▶ [Your goal]: Write out every line of the material as it stands, apart from the pictures.
>> BEGIN
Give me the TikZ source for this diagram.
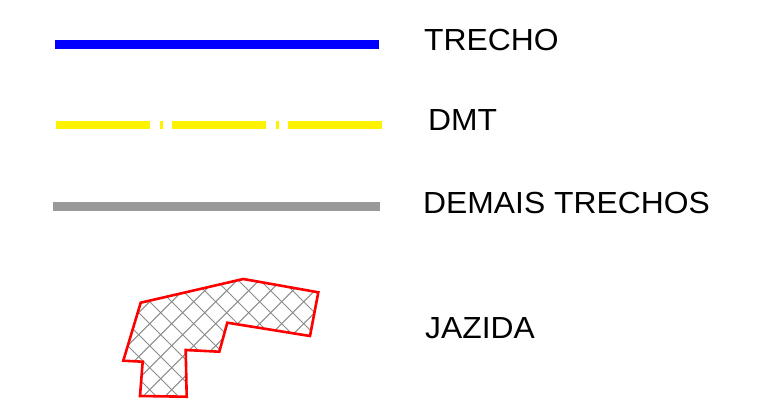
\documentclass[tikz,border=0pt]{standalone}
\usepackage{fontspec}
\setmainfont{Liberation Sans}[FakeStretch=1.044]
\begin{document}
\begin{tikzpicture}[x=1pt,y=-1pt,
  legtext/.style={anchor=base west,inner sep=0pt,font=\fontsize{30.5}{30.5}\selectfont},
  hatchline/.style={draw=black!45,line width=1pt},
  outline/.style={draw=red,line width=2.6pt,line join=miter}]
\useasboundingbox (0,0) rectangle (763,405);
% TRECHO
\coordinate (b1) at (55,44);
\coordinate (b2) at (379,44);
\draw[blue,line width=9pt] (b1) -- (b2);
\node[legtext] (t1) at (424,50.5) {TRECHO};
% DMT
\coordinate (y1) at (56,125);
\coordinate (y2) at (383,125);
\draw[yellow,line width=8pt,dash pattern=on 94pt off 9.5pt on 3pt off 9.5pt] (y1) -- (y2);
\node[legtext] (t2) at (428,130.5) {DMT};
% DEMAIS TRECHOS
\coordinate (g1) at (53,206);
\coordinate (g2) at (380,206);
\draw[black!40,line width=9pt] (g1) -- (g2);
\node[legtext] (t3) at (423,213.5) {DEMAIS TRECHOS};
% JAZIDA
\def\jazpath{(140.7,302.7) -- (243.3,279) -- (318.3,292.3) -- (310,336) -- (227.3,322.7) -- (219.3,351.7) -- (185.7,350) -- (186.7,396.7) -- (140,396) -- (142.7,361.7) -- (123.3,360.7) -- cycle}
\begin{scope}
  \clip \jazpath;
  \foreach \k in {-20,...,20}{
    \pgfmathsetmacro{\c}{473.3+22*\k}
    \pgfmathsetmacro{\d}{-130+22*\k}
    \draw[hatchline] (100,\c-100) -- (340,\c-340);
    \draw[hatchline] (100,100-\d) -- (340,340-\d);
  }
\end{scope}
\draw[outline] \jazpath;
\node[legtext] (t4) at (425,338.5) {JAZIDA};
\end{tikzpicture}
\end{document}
>> END
▶ [Full output]:
Give me the TikZ source for this diagram.
\documentclass[tikz,border=0pt]{standalone}
\usepackage{fontspec}
\setmainfont{Liberation Sans}[FakeStretch=1.044]
\begin{document}
\begin{tikzpicture}[x=1pt,y=-1pt,
  legtext/.style={anchor=base west,inner sep=0pt,font=\fontsize{30.5}{30.5}\selectfont},
  hatchline/.style={draw=black!45,line width=1pt},
  outline/.style={draw=red,line width=2.6pt,line join=miter}]
\useasboundingbox (0,0) rectangle (763,405);
% TRECHO
\coordinate (b1) at (55,44);
\coordinate (b2) at (379,44);
\draw[blue,line width=9pt] (b1) -- (b2);
\node[legtext] (t1) at (424,50.5) {TRECHO};
% DMT
\coordinate (y1) at (56,125);
\coordinate (y2) at (383,125);
\draw[yellow,line width=8pt,dash pattern=on 94pt off 9.5pt on 3pt off 9.5pt] (y1) -- (y2);
\node[legtext] (t2) at (428,130.5) {DMT};
% DEMAIS TRECHOS
\coordinate (g1) at (53,206);
\coordinate (g2) at (380,206);
\draw[black!40,line width=9pt] (g1) -- (g2);
\node[legtext] (t3) at (423,213.5) {DEMAIS TRECHOS};
% JAZIDA
\def\jazpath{(140.7,302.7) -- (243.3,279) -- (318.3,292.3) -- (310,336) -- (227.3,322.7) -- (219.3,351.7) -- (185.7,350) -- (186.7,396.7) -- (140,396) -- (142.7,361.7) -- (123.3,360.7) -- cycle}
\begin{scope}
  \clip \jazpath;
  \foreach \k in {-20,...,20}{
    \pgfmathsetmacro{\c}{473.3+22*\k}
    \pgfmathsetmacro{\d}{-130+22*\k}
    \draw[hatchline] (100,\c-100) -- (340,\c-340);
    \draw[hatchline] (100,100-\d) -- (340,340-\d);
  }
\end{scope}
\draw[outline] \jazpath;
\node[legtext] (t4) at (425,338.5) {JAZIDA};
\end{tikzpicture}
\end{document}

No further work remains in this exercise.